Reputation: 39
I am working on a multilabel text classification problem with 10 labels. The dataset is small, +- 7000 items and +-7500 labels in total. I am using python sci-kit learn and something strange came up in the results. As a baseline I started out with using the countvectorizer and was actually planning on using the tfidf vectorizer which I thought would work better. But it doesn't.. with the countvectorizer I get a performance of a 0,1 higher f1score. (0,76 vs 0,65)
I cannot wrap my head around why this could be the case? There are 10 categories and one is called miscellaneous. Especially this one gets a much lower performance with tfidf.
Does anyone know when tfidf could perform worse than count?
Upvotes: 0
Views: 1640
Reputation: 800
There is no reason why idf would give more information for a classification task. It performs well for search and ranking, but classification needs to gather similarity, not singularities.

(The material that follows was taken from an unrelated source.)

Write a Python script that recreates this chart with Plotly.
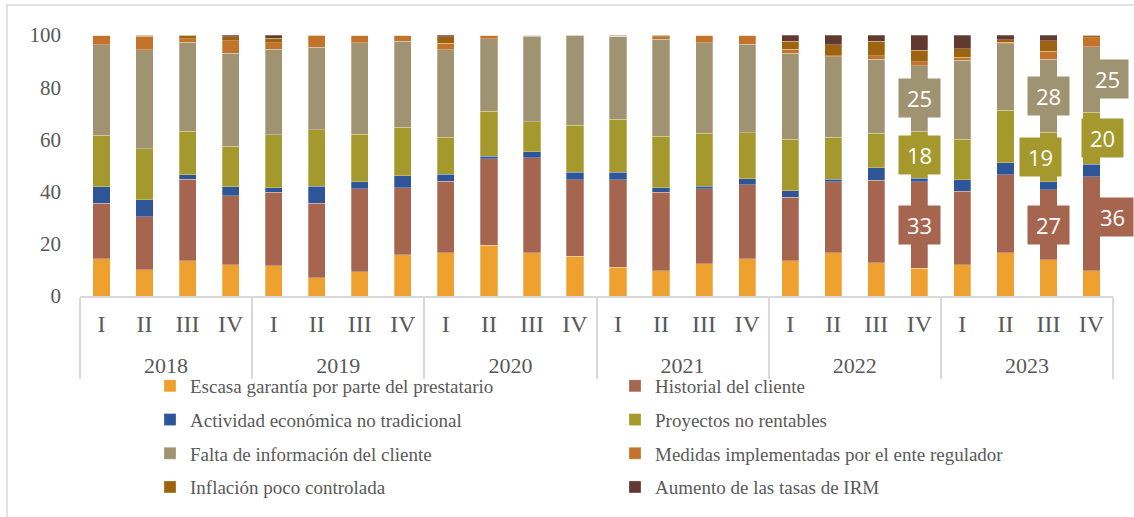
import plotly.graph_objects as go

# Periodos (año / trimestre)
anios = ["2018", "2019", "2020", "2021", "2022", "2023"]
trimestres = ["I", "II", "III", "IV"]

# Porcentaje de respuestas por factor (suman 100 en cada trimestre)
escasa_garantia = [14.2, 10.0, 13.5, 11.9, 11.6, 6.9, 9.3, 15.8, 16.5, 19.4, 16.5, 15.2,
                   11.1, 9.6, 12.3, 14.2, 13.5, 16.5, 12.8, 10.7, 11.9, 16.5, 13.8, 9.7]
historial_cliente = [21.4, 20.3, 31.3, 26.5, 28.2, 28.7, 31.7, 25.7, 27.4, 33.1, 36.4, 29.4,
                     33.5, 30.1, 28.7, 28.5, 24.4, 27.2, 31.5, 33.0, 28.2, 30.0, 27.0, 36.0]
actividad_no_tradicional = [6.3, 6.5, 1.7, 3.5, 1.7, 6.4, 2.8, 4.6, 2.7, 1.0, 2.3, 2.8,
                            2.8, 1.8, 1.0, 2.3, 2.5, 1.1, 4.9, 1.5, 4.5, 4.6, 3.0, 4.8]
proyectos_no_rentables = [19.7, 19.6, 16.6, 15.4, 20.3, 21.7, 18.1, 18.5, 14.2, 17.3, 11.5, 18.0,
                          20.4, 19.8, 20.3, 17.6, 19.6, 16.1, 13.1, 18.0, 15.4, 20.0, 19.0, 20.0]
falta_informacion = [34.6, 37.9, 34.1, 35.8, 32.8, 31.6, 35.2, 33.1, 33.5, 27.7, 32.8, 34.3,
                     31.8, 37.0, 34.8, 33.8, 33.1, 30.7, 28.5, 25.0, 30.4, 25.6, 28.0, 25.0]
medidas_regulador = [3.8, 5.3, 1.3, 4.7, 2.5, 4.4, 2.9, 2.3, 2.6, 1.5, 0.5, 0.0,
                     0.0, 1.1, 2.9, 3.6, 1.5, 0.5, 1.3, 1.6, 1.0, 0.5, 3.0, 3.4]
inflacion = [0.0, 0.4, 1.5, 1.6, 1.6, 0.3, 0.0, 0.0, 2.5, 0.0, 0.0, 0.3,
             0.4, 0.6, 0.0, 0.0, 3.0, 4.2, 5.5, 4.4, 3.4, 1.0, 4.0, 1.1]
aumento_irm = [0.0, 0.0, 0.0, 0.6, 1.3, 0.0, 0.0, 0.0, 0.6, 0.0, 0.0, 0.0,
               0.0, 0.0, 0.0, 0.0, 2.4, 3.7, 2.4, 5.8, 5.2, 1.8, 2.2, 0.0]

nombres = [
    "Escasa garantía por parte del prestatario",
    "Historial del cliente",
    "Actividad económica no tradicional",
    "Proyectos no rentables",
    "Falta de información del cliente",
    "Medidas implementadas por el ente regulador",
    "Inflación poco controlada",
    "Aumento de las tasas de IRM",
]
series = [escasa_garantia, historial_cliente, actividad_no_tradicional, proyectos_no_rentables,
          falta_informacion, medidas_regulador, inflacion, aumento_irm]
colores = ["#EFA12F", "#A5654E", "#2E5597", "#A5992E", "#A09371", "#C4742A", "#9E630F", "#603A30"]

# Trimestres con etiqueta de valor: (serie, índice de periodo, desplazamiento x, desplazamiento y)
etiquetas = [
    (1, 19, 0, 0), (3, 19, 0, 0), (4, 19, 0, 0),
    (1, 22, 0, 0), (3, 22, -8, 0), (4, 22, 0, 0),
    (1, 23, 21, 7), (3, 23, 11, 0), (4, 23, 16, 0),
]

# Texto de los dos niveles del eje de categorías (trimestre arriba, año debajo)
TAM_TRIM, TAM_ANIO = 24, 22
x_anio = [f"<br><span style='font-size:{TAM_ANIO}px'>{a}</span>" for a in anios for _ in trimestres]
x_trim = [f"<span style='font-size:{TAM_TRIM}px'>{t}</span>" for _ in anios for t in trimestres]

FUENTE = "Liberation Serif"
GRIS_TXT = "#595959"
GRIS_LINEA = "#D9D9D9"

fig = go.Figure()
for i, (nombre, valores, color) in enumerate(zip(nombres, series, colores)):
    fig.add_trace(go.Bar(
        x=[x_anio, x_trim],
        y=valores,
        name=nombre,
        marker=dict(color=color, line=dict(color="rgba(255,255,255,0.35)", width=0.8)),
        legend="legend" if i % 2 == 0 else "legend2",
        legendgroup=nombre,
    ))

# Etiquetas de datos centradas en cada segmento
for s, idx, dx, dy in etiquetas:
    base = sum(series[k][idx] for k in range(s))
    valor = series[s][idx]
    fig.add_annotation(
        x=idx, y=base + valor / 2, xref="x2", yref="y",
        text=f"{round(valor):d}", showarrow=False,
        font=dict(family="Open Sans", size=22, color="white"),
        bgcolor=colores[s], width=41, height=38, borderpad=0,
        xshift=dx, yshift=dy,
    )

# Marco del área del gráfico
L, T, W, H = 80, 35, 1033, 261
fig.add_shape(type="rect", xref="paper", yref="paper",
              x0=(7 - L) / W, x1=(1140 - L) / W, y0=(T + H - 5) / H, y1=(T + H - 520) / H,
              line=dict(color=GRIS_LINEA, width=1.5), fillcolor="rgba(0,0,0,0)", layer="below")

leyenda_comun = dict(
    orientation="v", xanchor="left", yanchor="top", xref="container", yref="container",
    font=dict(family=FUENTE, size=19, color=GRIS_TXT),
    bgcolor="rgba(0,0,0,0)", tracegroupgap=6, itemwidth=30,
)

fig.update_layout(
    width=1134, height=517,
    margin=dict(l=L, r=1134 - L - W, t=T, b=517 - T - H, autoexpand=False),
    paper_bgcolor="white", plot_bgcolor="white",
    barmode="stack", bargap=0.6,
    showlegend=True,
    legend=dict(x=150 / 1134, y=1 - 367 / 517, **leyenda_comun),
    legend2=dict(x=615 / 1134, y=1 - 367 / 517, **leyenda_comun),
    xaxis=dict(
        type="multicategory", showdividers=True, dividercolor=GRIS_LINEA, dividerwidth=1.5,
        showline=True, linecolor=GRIS_LINEA, linewidth=1.5, ticks="", automargin=False,
        tickfont=dict(family=FUENTE, size=19, color=GRIS_TXT), showgrid=False,
        ticklabelstandoff=11,
    ),
    xaxis2=dict(overlaying="x", anchor="y", range=[-0.5, len(x_trim) - 0.5], visible=False),
    yaxis=dict(
        range=[0, 100], tickvals=[0, 20, 40, 60, 80, 100], showgrid=False, zeroline=False,
        showline=False, ticks="", ticklabelstandoff=18, automargin=False,
        tickfont=dict(family=FUENTE, size=21, color=GRIS_TXT),
    ),
)

fig.write_html("out.html")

IDF is meant to spot the singularity between one sample vs the rest of the corpus, what you are looking for is the singularity between one sample vs the other clusters. IDF smoothens the intra-cluster TF similarity.
Upvotes: 1
Reputation: 800
The question is, why not ? Both are different solutions.
What is your dataset, how many words, how are they labelled, how do you extract your features ? countvectorizer simply count the words, if it does a good job, so be it.
Upvotes: 1